Again, context is the issue.
Read holistically, Psalm 46 is a psalm about finding refuge in a time of trouble, most likely war. In verses immediately proceeding the one in question it is said,
“Come and see the works of the LORD, the desolations he has brought on the earth. He makes wars cease to the ends of the earth; he breaks the bow and shatters the spear, he burns the shields with fire.”
This is the psalm of the terrified soldier not the psalm of the tranquil monk. That’s not to say the instruction can’t be transferred to other contexts, but let’s face it, it’s not the firmest verse to build a contemplative prayer ministry on.
Read holistically, Luke 17:21 is better translated as “the kingdom of God is among you” or “in your midst” than “within you”. Most bible translations acknowledge this as an alternate reading, but most scholars insist it’s the alternate reading that’s the more contextual one. Consider the verses proceeding the saying:
Once, having been asked by the Pharisees when the kingdom of God would come, Jesus replied, “The kingdom of God does not come with your careful observation, nor will people say, ‘Here it is,’ or ‘There it is,’ because the kingdom of God is [in your midst].”
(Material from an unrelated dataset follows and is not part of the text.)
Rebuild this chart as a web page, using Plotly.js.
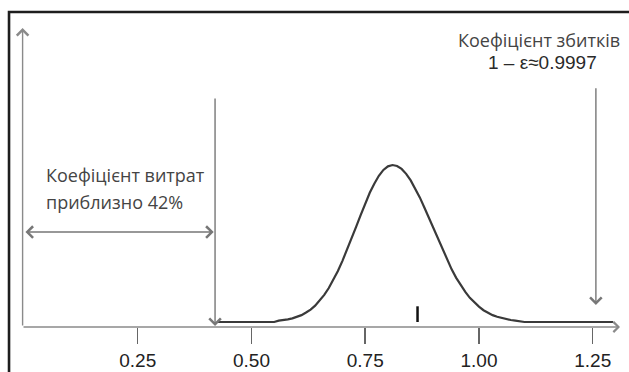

Note it is the pharisees Jesus is speaking to here, not the disciples. Jesus is the king they do not recognise, ushering in a kingdom they actively oppose. It would be ironic in the extreme for Jesus to identify the Pharisees as bearers of the kingdom. More likely Jesus is making an oblique reference to himself and his activity. So again, if you are looking for a verse that expresses an experience of unity with God this in not the best one.